La prima ondata Covid non ci ha insegnato molto. Ecco perché
Contagi Covid e dintorni. Dal ministro della Salute, Roberto Speranza, e dal vice Pierpaolo Sileri, abbiamo avuto – rispettivamente – una formale conferma e una coraggiosa ammissione.
Speranza ci ha detto che “L’Italia resiste ma peggiora”, traduzione severa, che peraltro fa un tantino vacillare il cognome del ministro, d’una tra le più gustose battute di Woody Allen: “Dio é morto, Marx pure, e anche io non mi sento molto bene”.
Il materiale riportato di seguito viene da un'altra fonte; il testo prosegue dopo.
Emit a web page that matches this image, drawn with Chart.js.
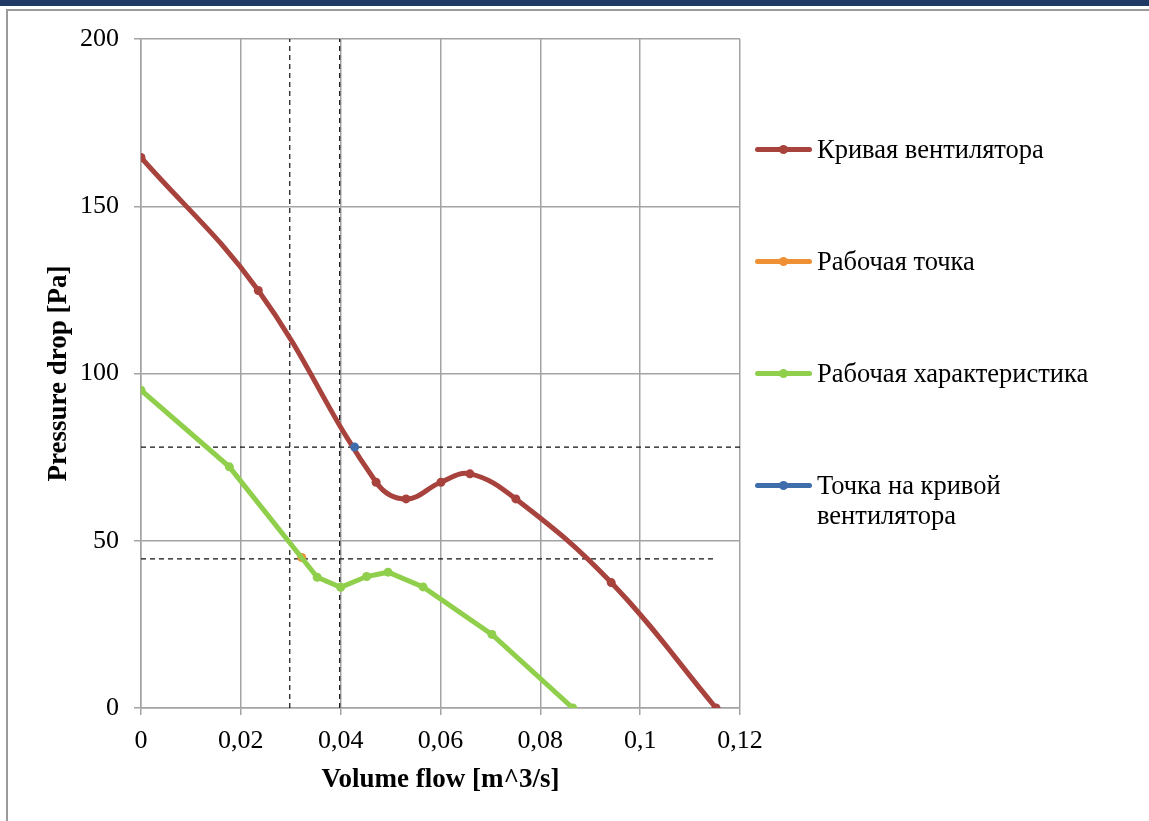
<!DOCTYPE html>
<html>
<head>
<meta charset="utf-8">
<script src="https://cdn.jsdelivr.net/npm/chart.js@4.4.1/dist/chart.umd.min.js"></script>
<style>
  html, body { margin: 0; padding: 0; background: #fff; }
  body { width: 1149px; height: 821px; position: relative; overflow: hidden; font-family: 'Liberation Serif', 'Times New Roman', serif; }
  #band { position: absolute; left: 0; top: 0; width: 1149px; height: 6px; background: #1f3864; }
  #frame { position: absolute; left: 6px; top: 9px; width: 1200px; height: 900px; border-left: 2px solid #9a9a9a; border-top: 2px solid #9a9a9a; }
  #wrap { position: absolute; left: 0; top: 0; width: 1149px; height: 821px; }
  #legend { position: absolute; left: 755px; top: 0; }
  .item { position: absolute; left: 0; width: 360px; font-size: 26.5px; line-height: 30px; color: #000; }
  .mark { position: absolute; left: 0; width: 57px; height: 5px; border-radius: 3px; }
  .mark::after { content: ''; position: absolute; left: 24px; top: -2px; width: 9px; height: 9px; border-radius: 50%; background: inherit; }
  .txt { position: absolute; left: 62px; top: 0; }
</style>
</head>
<body>
<div id="band"></div>
<div id="frame"></div>
<div id="wrap"><canvas id="chart" width="1149" height="821"></canvas></div>
<div id="legend"></div>
<script>
// fan curve
const fanFlow = [0, 0.0235, 0.0471, 0.0531, 0.0601, 0.0659, 0.0751, 0.0942, 0.1152];
const fanPressure = [164.6, 124.8, 67.5, 62.5, 67.5, 70, 62.5, 37.5, 0];

// system characteristic
const sysFlow = [0, 0.0177, 0.0353, 0.0400, 0.0452, 0.0495, 0.0565, 0.0703, 0.0865];
const sysPressure = [95, 72.1, 39.1, 36.1, 39.3, 40.6, 36.2, 22, 0];

// operating point and point on fan curve
const workFlow = [0.0322];
const workPressure = [45.0];
const fanPointFlow = [0.0428];
const fanPointPressure = [78];

// dashed guide lines
const guideV = [0.0298, 0.0398];
const guideH = [78, 44.6];
const guideHEnd = [0.12, 0.1146];

const xTickValues = [0, 0.02, 0.04, 0.06, 0.08, 0.1, 0.12];
const xTickLabels = ['0', '0,02', '0,04', '0,06', '0,08', '0,1', '0,12'];

const seriesNames = ['Кривая вентилятора', 'Рабочая точка', 'Рабочая характеристика', 'Точка на кривой вентилятора'];
const seriesColors = ['#a8423d', '#ee9033', '#8fcf4c', '#3f6cab'];

function pts(xs, ys) {
  return xs.map((x, i) => ({ x, y: ys[i] }));
}

const datasets = [
  {
    label: seriesNames[3], data: pts(fanPointFlow, fanPointPressure), order: 0,
    borderColor: seriesColors[3], backgroundColor: seriesColors[3], pointRadius: 4.5, pointBorderWidth: 0
  },
  {
    label: seriesNames[0], data: pts(fanFlow, fanPressure), order: 1, showLine: true,
    borderColor: seriesColors[0], backgroundColor: seriesColors[0], borderWidth: 5, tension: 0.4,
    pointRadius: 4.5, pointBorderWidth: 0
  },
  {
    label: seriesNames[2], data: pts(sysFlow, sysPressure), order: 2, showLine: true,
    borderColor: seriesColors[2], backgroundColor: seriesColors[2], borderWidth: 5, tension: 0,
    pointRadius: 4.5, pointBorderWidth: 0
  },
  {
    label: seriesNames[1], data: pts(workFlow, workPressure), order: 3,
    borderColor: seriesColors[1], backgroundColor: seriesColors[1], pointRadius: 4.5, pointBorderWidth: 0
  }
];

guideV.forEach((x) => {
  datasets.push({
    data: [{ x, y: 0 }, { x, y: 200 }], order: 5, showLine: true,
    borderColor: '#111', borderWidth: 1.2, borderDash: [5, 4], pointRadius: 0
  });
});
guideH.forEach((y, i) => {
  datasets.push({
    data: [{ x: 0, y }, { x: guideHEnd[i], y }], order: 5, showLine: true,
    borderColor: '#111', borderWidth: 1.2, borderDash: [5, 4], pointRadius: 0
  });
});

// html legend
const legend = document.getElementById('legend');
const legendY = [149, 261, 373, 485];
legendY.forEach((y, i) => {
  const item = document.createElement('div');
  item.className = 'item';
  item.style.top = (y - 15) + 'px';
  const name = i === 3 ? 'Точка на кривой<br>вентилятора' : seriesNames[i];
  item.innerHTML = `<span class="mark" style="top:13px;background:${seriesColors[i]}"></span><span class="txt">${name}</span>`;
  legend.appendChild(item);
});

const font = { family: "'Liberation Serif', 'Times New Roman', serif", size: 26 };
const gridColor = '#a3a3a3';

new Chart(document.getElementById('chart'), {
  type: 'scatter',
  data: { datasets },
  options: {
    responsive: false,
    animation: false,
    layout: { padding: { left: 43, top: 39, right: 409, bottom: 18 } },
    plugins: { legend: { display: false }, tooltip: { enabled: false } },
    scales: {
      x: {
        type: 'linear', min: 0, max: 0.12,
        afterBuildTicks: (scale) => { scale.ticks = xTickValues.map((v) => ({ value: v })); },
        afterFit: (scale) => { scale.height = 821 - 708 - 18; },
        ticks: {
          color: '#000', font, padding: 11, maxRotation: 0,
          callback: (v, i) => xTickLabels[i]
        },
        grid: { color: gridColor, lineWidth: 1.5, tickLength: 7 },
        border: { color: gridColor, width: 1.5 },
        title: {
          display: true, text: 'Volume flow [m^3/s]', color: '#000',
          font: { ...font, size: 27, weight: 'bold' }, padding: { top: 4, bottom: 7 }
        }
      },
      y: {
        min: 0, max: 200,
        afterFit: (scale) => { scale.width = 141 - 43; },
        ticks: { stepSize: 50, color: '#000', font, padding: 15 },
        grid: { color: gridColor, lineWidth: 1.5, tickLength: 7 },
        border: { color: gridColor, width: 1.5 },
        title: {
          display: true, text: 'Pressure drop [Pa]', color: '#000',
          font: { ...font, size: 27, weight: 'bold' }, padding: { top: 0, bottom: 0 }
        }
      }
    }
  }
});
</script>
</body>
</html>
Sileri – che ha maggiori competenze specifiche di Speranza, essendo e medico ed accademico – ospite al “Di martedì” di Floris su La 7- con grande onestà intellettuale ha riconosciuto che c’è una lentezza generalizzata nella esecuzione ed esame dei tamponi, per cui si rende indispensabile introdurre sostanziali correttivi. In buona sostanza, giusto per citare in qualche modo la nostra Irpinia, il viceministro ha detto oggi ciò che il mio amico “mirabellano” Nino Schena va decidendo da sei mesi, ossia da quando é cominciata questa storiaccia della pandemia.
Ora, Nino Schena non è stato insignito del Nobel per la Medicina. Egli è un onesto biologo che per 40 anni ha lavorato nei laboratori degli ospedali di Bisaccia e di Sant’Angelo dei Lombardi. Per dire che, non essendo nemmeno uno scienziato di Epidemiologia, soltanto affidandosi alla logica elementare ed al buon senso sei mesi fa poté individuare nella lentezza dei tamponi la causa della conseguente lentezza dei tracciamenti Covid e, dunque, l’efficacia dimezzata dei protocolli Oms per contrastare la diffusione del contagio.
Bisogna convenire che Sileri ha avuto un bel coraggio a dire le cose che ha detto, però con un neo che non gli torna ad onore. Infatti, incalzato da Floris (“Lei è viceministro, perché non interviene?”), il rappresentante del governo é inciampato nell’eterno alibi dei politici che si nascondono dietro la foglia di fico della tecnocrazia: c’è un comitato tecnico – ha detto sostanzialmente Sileri – e noi dobbiamo seguire le sue indicazioni. Ergo, un comitato – che del resto non pare ne abbia fino ad ora indovinate tante – dice una cazzata, e la politica s’inchina, decide in quel senso e ringrazia.
Intanto accade ciò che sta accadendo. Sarà pure, come dice il ministro, che assieme alla Germania siamo i due Paesi oggi meglio messi in Europa per numero quotidiani di positivi, di guariti e di decessi. Ma ciò non può esserci di conforto. Perché, a differenza degli altri Paesi europei, noi abbiamo già dato abbondantemente nel corso della prima ondata Covid: é necessario, al riguardo, ricordare la conta delle vittime, le bare di Bergamo e i sacrifici giustamente imposti agli italiani e da noi italiani accettati e fatti?
Il problema è che l’esperienza drammatica vissuta nella prima fase non pare ci abbia insegnato molto, almeno rispetto alla questione tamponi. E tanto – inutile girarci intorno – é addebitabile proprio al comitato tecnico dietro il cui tavolo sembra oggi nascondersi Sileri. Lo stesso perenne conflitto tra governo centrale e governi regionali non riesce a trovare una soluzione definitiva. Il risultato è che si continua ad andare in ordine sparso: la sensazione è che le prove muscolari del ministero della Salute e del comitato tecnico siano più mirate ad ostentare potere che non a risolvere i nodi nel modo più adeguato. Di fatto c’è che le amministrazioni regionali vivono più direttamente le realtà territoriali, per cui sarebbe saggio evitare contrasti e rallentamenti che producono effetti devastanti.
Si può sperare in un rinsavimento generale capace di riportare al centro dell’attenzione e dell’azione l’unica, vera priorità che abbiamo, cioè quella di sconfiggere il Covid?